» **EXERCISE DETAILS**:
Give back the full listing verbatim, apart from its images.

» **COLLECTED MATERIAL**:
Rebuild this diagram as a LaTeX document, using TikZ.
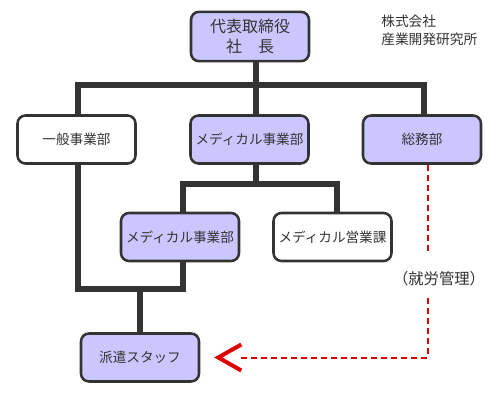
\documentclass[tikz,border=0pt]{standalone}
\usepackage{fontspec}
\setmainfont{Noto Sans CJK JP}
\usetikzlibrary{calc}
\definecolor{boxline}{HTML}{333333}
\definecolor{textc}{HTML}{333333}
\definecolor{redc}{HTML}{DD0000}
\definecolor{lavender}{HTML}{CCC6FF}
\begin{document}
\begin{tikzpicture}[x=0.75pt,y=-0.75pt,
  box/.style={draw=boxline, line width=1.9pt, rounded corners=6pt,
    minimum width=88.5pt, minimum height=36pt, inner sep=0pt,
    font=\fontsize{10.2}{12}\selectfont, text=textc},
  lav/.style={box, fill=lavender},
  wht/.style={box, fill=white},
  conn/.style={draw=boxline, line width=4.5pt},
  mgmt/.style={draw=redc, line width=1.5pt, dash pattern=on 4.5pt off 3pt},
  chev/.style={draw=redc, line width=3pt},
  plain/.style={inner sep=0pt, text=textc, font=\fontsize{10.3}{13.5}\selectfont}]
\useasboundingbox[fill=white] (0,0) rectangle (500,400);
% nodes
\node[lav, minimum height=37pt, align=center, font=\fontsize{12}{15}\selectfont] (ceo) at (250,36.5) {代表取締役\\社　長};
\node[wht] (ippan) at (76.5,139.5) {一般事業部};
\node[lav] (med) at (249.5,139.5) {メディカル事業部};
\node[lav] (soumu) at (422,139.5) {総務部};
\node[lav] (med2) at (180,237) {メディカル事業部};
\node[wht] (eigyo) at (332.5,237) {メディカル営業課};
\node[lav] (haken) at (140,357.5) {派遣スタッフ};
\node[plain, anchor=west, align=left] (corp) at (381,30) {株式会社\\産業開発研究所};
\node[plain, font=\fontsize{11.5}{13}\selectfont] (lbl) at (439,279) {（就労管理）};
% connectors
\draw[conn] ($(ceo.south)+(6,0)$) -- ($(med.north)+(6.5,0)$);
\draw[conn] ($(ippan.north)+(1.5,0)$) |- ($(soumu.north)+(2,-29)$) -- ($(soumu.north)+(2,0)$);
\draw[conn] ($(med.south)+(6.5,0)$) -- ($(med.south)+(6.5,22)$);
\draw[conn] ($(med2.north)+(3,0)$) |- ($(eigyo.north)+(4.5,-28)$) -- ($(eigyo.north)+(4.5,0)$);
\draw[conn] ($(ippan.south)+(1.5,0)$) |- ($(med2.south)+(3,27)$) -- ($(med2.south)+(3,0)$);
\draw[conn] (haken.north) -- ($(haken.north)+(0,-45.5)$);
% management line
\coordinate (tip) at ($(haken.east)+(18,0)$);
\draw[mgmt] ($(soumu.south)+(6,0)$) -- ($(soumu.south)+(6,90)$);
\draw[mgmt] ($(soumu.south)+(6,133.5)$) |- ($(tip)+(23,0)$);
\draw[chev] ($(tip)+(23,-13)$) -- (tip) -- ($(tip)+(23,13)$);
\end{tikzpicture}
\end{document}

» **EXERCISE SOLUTION**:
Rebuild this diagram as a LaTeX document, using TikZ.
\documentclass[tikz,border=0pt]{standalone}
\usepackage{fontspec}
\setmainfont{Noto Sans CJK JP}
\usetikzlibrary{calc}
\definecolor{boxline}{HTML}{333333}
\definecolor{textc}{HTML}{333333}
\definecolor{redc}{HTML}{DD0000}
\definecolor{lavender}{HTML}{CCC6FF}
\begin{document}
\begin{tikzpicture}[x=0.75pt,y=-0.75pt,
  box/.style={draw=boxline, line width=1.9pt, rounded corners=6pt,
    minimum width=88.5pt, minimum height=36pt, inner sep=0pt,
    font=\fontsize{10.2}{12}\selectfont, text=textc},
  lav/.style={box, fill=lavender},
  wht/.style={box, fill=white},
  conn/.style={draw=boxline, line width=4.5pt},
  mgmt/.style={draw=redc, line width=1.5pt, dash pattern=on 4.5pt off 3pt},
  chev/.style={draw=redc, line width=3pt},
  plain/.style={inner sep=0pt, text=textc, font=\fontsize{10.3}{13.5}\selectfont}]
\useasboundingbox[fill=white] (0,0) rectangle (500,400);
% nodes
\node[lav, minimum height=37pt, align=center, font=\fontsize{12}{15}\selectfont] (ceo) at (250,36.5) {代表取締役\\社　長};
\node[wht] (ippan) at (76.5,139.5) {一般事業部};
\node[lav] (med) at (249.5,139.5) {メディカル事業部};
\node[lav] (soumu) at (422,139.5) {総務部};
\node[lav] (med2) at (180,237) {メディカル事業部};
\node[wht] (eigyo) at (332.5,237) {メディカル営業課};
\node[lav] (haken) at (140,357.5) {派遣スタッフ};
\node[plain, anchor=west, align=left] (corp) at (381,30) {株式会社\\産業開発研究所};
\node[plain, font=\fontsize{11.5}{13}\selectfont] (lbl) at (439,279) {（就労管理）};
% connectors
\draw[conn] ($(ceo.south)+(6,0)$) -- ($(med.north)+(6.5,0)$);
\draw[conn] ($(ippan.north)+(1.5,0)$) |- ($(soumu.north)+(2,-29)$) -- ($(soumu.north)+(2,0)$);
\draw[conn] ($(med.south)+(6.5,0)$) -- ($(med.south)+(6.5,22)$);
\draw[conn] ($(med2.north)+(3,0)$) |- ($(eigyo.north)+(4.5,-28)$) -- ($(eigyo.north)+(4.5,0)$);
\draw[conn] ($(ippan.south)+(1.5,0)$) |- ($(med2.south)+(3,27)$) -- ($(med2.south)+(3,0)$);
\draw[conn] (haken.north) -- ($(haken.north)+(0,-45.5)$);
% management line
\coordinate (tip) at ($(haken.east)+(18,0)$);
\draw[mgmt] ($(soumu.south)+(6,0)$) -- ($(soumu.south)+(6,90)$);
\draw[mgmt] ($(soumu.south)+(6,133.5)$) |- ($(tip)+(23,0)$);
\draw[chev] ($(tip)+(23,-13)$) -- (tip) -- ($(tip)+(23,13)$);
\end{tikzpicture}
\end{document}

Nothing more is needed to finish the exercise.